After the regular formalities of politeness have concluded and the conversations become more genuine in my daily businesses, I get asked the question “How did you get into concert touring?” more and more often. I have a few canned answers that I can repeat to the people that are asking so that they can follow the same path but after asking my self that question, I have come up with a far more in-depth answer. I would like to share that answer with my readers in this candid moment.

I got into show biz, and I continue to stay in rock ‘n’ roll, because we are willing to prioritize inclusivity over politics.

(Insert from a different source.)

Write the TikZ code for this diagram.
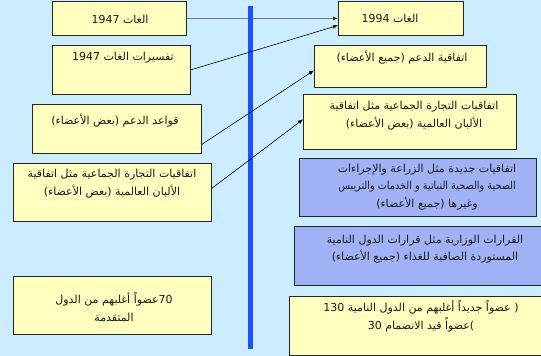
\documentclass[tikz,border=0pt]{standalone}
\usepackage{fontspec}
\TeXXeTstate=1
\newfontfamily\arabicfont[Script=Arabic]{DejaVu Sans}
\usetikzlibrary{arrows.meta}
\definecolor{bg}{RGB}{204,236,255}
\definecolor{ybox}{RGB}{255,255,192}
\definecolor{bbox}{RGB}{160,178,245}
\definecolor{vline}{RGB}{30,80,255}
\definecolor{grayline}{RGB}{110,125,140}
\begin{document}
\begin{tikzpicture}[x=1pt,y=-1pt,
  box/.style={draw=black!85,line width=0.8pt,fill=ybox,anchor=north west,inner sep=0pt},
  bluebox/.style={box,fill=bbox},
  txt/.style={font=\arabicfont\fontsize{11}{17.5}\selectfont,align=center,inner sep=0pt,text=black!90},
  conn/.style={line width=0.6pt,-{Latex[length=5pt,width=4pt]}}
]
\fill[bg] (0,0) rectangle (541,356);
\useasboundingbox (0,0) rectangle (541,356);

% left boxes
\node[box,minimum width=134pt,minimum height=34pt] (l1) at (52,1) {};
\node[box,minimum width=138pt,minimum height=49pt] (l2) at (52,45) {};
\node[box,minimum width=169pt,minimum height=49pt] (l3) at (32,104) {};
\node[box,minimum width=198pt,minimum height=58pt] (l4) at (13,163) {};
\node[box,minimum width=198pt,minimum height=58pt] (l5) at (13,276) {};

% right boxes
\node[box,minimum width=125pt,minimum height=34pt] (r1) at (338,1) {};
\node[box,minimum width=172pt,minimum height=42pt] (r2) at (314,45) {};
\node[box,minimum width=213pt,minimum height=55pt] (r3) at (303,94) {};
\node[bluebox,minimum width=237pt,minimum height=58pt] (r4) at (299,158) {};
\node[bluebox,minimum width=250pt,minimum height=59pt] (r5) at (294,226) {};
\node[box,minimum width=255pt,minimum height=59pt] (r6) at (289,296) {};

% texts
\node[txt] (tl1) at (120,19) {\beginR الغات 1947\endR};
\node[txt] (tl2) at (123,58) {\beginR تفسيرات الغات 1947\endR};
\node[txt] (tl3) at (115,121) {\beginR قواعد الدعم (بعض الأعضاء)\endR};
\node[txt] (tl4) at (112,183.5) {\beginR اتفاقيات التجارة الجماعية مثل اتفاقية\endR\\\beginR الألبان العالمية (بعض الأعضاء)\endR};
\node[txt] (tl5) at (114,307) {\beginR \mbox{70}\mbox{عضواً} أغلبهم من الدول\endR\\\beginR المتقدمة\endR};

\node[txt] (tr1) at (390,18) {\beginR الغات 1994\endR};
\node[txt] (tr2) at (402,58) {\beginR اتفاقية الدعم (جميع الأعضاء)\endR};
\node[txt] (tr3) at (414,115.5) {\beginR اتفاقيات التجارة الجماعية مثل اتفاقية\endR\\\beginR الألبان العالمية (بعض الأعضاء)\endR};
\node[txt] (tr4) at (427,187) {\beginR اتفاقيات جديدة مثل الزراعة والإجراءات\endR\\\scalebox{0.88}[1]{\beginR الصحية والصحية النباتية  و الخدمات والتريبس\endR}\\\beginR وغيرها (جميع الأعضاء)\endR};
\node[txt] (tr5) at (425,249) {\beginR القرارات الوزارية مثل قرارات الدول النامية\endR\\\beginR المستوردة الصافية للغذاء (جميع الأعضاء)\endR};
\node[txt] (tr6) at (421,316) {\mbox{130}\ \mbox{\beginR عضواً جديداً أغلبهم من الدول النامية\endR}\ \mbox{(}\\\mbox{30}\ \mbox{\beginR عضواً قيد الانضمام\endR}\mbox{)}};

% connectors
\draw[conn,draw=grayline,line width=1.4pt,-{Latex[length=5pt,width=4pt,color=black!80]}] (l1.east) -- (l1.east -| r1.west);
\draw[vline,line width=4.5pt] (250.5,6) -- (250.5,349);
\draw[conn] (l2.east) -- ([yshift=-7pt]r1.west);
\draw[conn] ([yshift=-15.5pt]l3.east) -- ([yshift=-4pt]r2.west);
\draw[conn] ([yshift=4pt]l4.east) -- ([yshift=2.5pt]r3.west);
\end{tikzpicture}
\end{document}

‡‡         No Biz Like It!

Show biz, and more specifically rock ‘n roll, is made up of people from all over the world, all walks of life, all backgrounds, genres, creeds, colors, politics, orientations and mental states. We all have a job to do, and we need each other to complete the task. We don’t always get to choose who we have to help us complete that task. We have a show to do tonight, these are the people to get it done, let’s get it done. To be brief, show biz people are more inclusive because we have to be. We accept those who are willing to work hard and celebrate the unique talent that anyone and everyone can bring to the props table. We have been afforded the luxury of working in a business that lets us get away with making art for a living and presenting it to the masses every day. We are on full display for the world to see, and we can present our message in full color. The audience actually pays us to present our message to them. We rely on each other to accept our message, embrace our vision and work towards a common goal.

‡‡         Theater is Imaginary, but So Real

We put on shows. By definition, a show is a spectacle or display of something, typically an impressive one.

It is our job to display something impressive. We take little truths in life and celebrate them by making a spectacle out of songs, lyrics, poetry and human interactions. We present these small miracles in a way that reaches far and wide. We remind our audiences to rejoice in the things that we love. In order to get our message across, we have to magnify the scope of our message. We have to make our impact as large as financially possible. For example, instead of doing a drum solo on stage, it would be so much more impactful if that drum solo took place on a roller coaster that came all the way out into the audience. No drum solo requires a roller coaster, but audiences all over the world would really appreciate the time, effort and manpower that was required to put the drum solo on a roller coaster. In that regard, the spectacle of the drum solo is not real, but the logistics of affording, setting up, rigging, operating, executing, tearing down, packing and transporting a drum roller coaster are real. These logistics require like-minded and motivated people to work together in a seemingly impossible timeframe. There is little time for squabbling over whether it is necessary or not. We present a fantasy world to the fans that need a hint of fantasy. We put on a fabricated performance in the most sincere fashion.

‡‡         Circus Freaks!

I’m kind of a freak. If you look close enough, you might just find that you are, too. We are freaks because of our abnormal motivation to live outside the norm. Few of our parents aspired for us to become vagabond artists. Some of our families would much rather that we were home for kid’s birthdays, holidays and soccer games. We would love to be able to do both, but we have chosen, for one reason or another, that we need to be away during those precious moments. We don’t fit into the norm. We don’t work well in a cubicle. The nine-to-five grind doesn’t suit us. We work longer hours and rarely consider any other option. We are different. We choose to spend extended periods of time in dark rooms with loud music, concrete floors and dangerous amounts of weight hung temporarily over our heads. We do this for the freakish love of the show. We are all different from each other, but we share the common fabric of showmanship. I like to think that our jobs place us in the upper echelon of freakdom.

‡‡         Put the Freaks to Work

As freakish as that sounds, we have found an entire industry of people who want to do that with us. We have found people in every country that want to join in our cause. We are so fortunate to have found people who want to help us out. We rarely have the luxury of taking time to question their motives. They are here and they want to help. Let’s put them to work. Since we are already willing to accept our freakitude we should also be willing to embrace our need for money. Let’s use our freakish abilities to provide food and shelter for those we love.

‡‡         Safe Haven

We are all accepted in our little niche network. We don’t get offended, scared or jolted like the normal world. We can swear at one another without revolting. We can prank one another without fear of getting reported to HR. We can treat women as the equals that they are. We can lift cases without criticizing each other’s worldview. This makes us feel safe to express ourselves. This provides us the sanctuary to be our true selves within our community.

It is the diversity of our coworkers’ skills and cultural experiences that enable us to tackle everyday challenges innovatively. We believe passionately that every roadie, techie and stagehand can contribute equally, and should be treated equally regardless of age, disability, gender, nationality, race, sexual orientation or religion. We make the world a better place.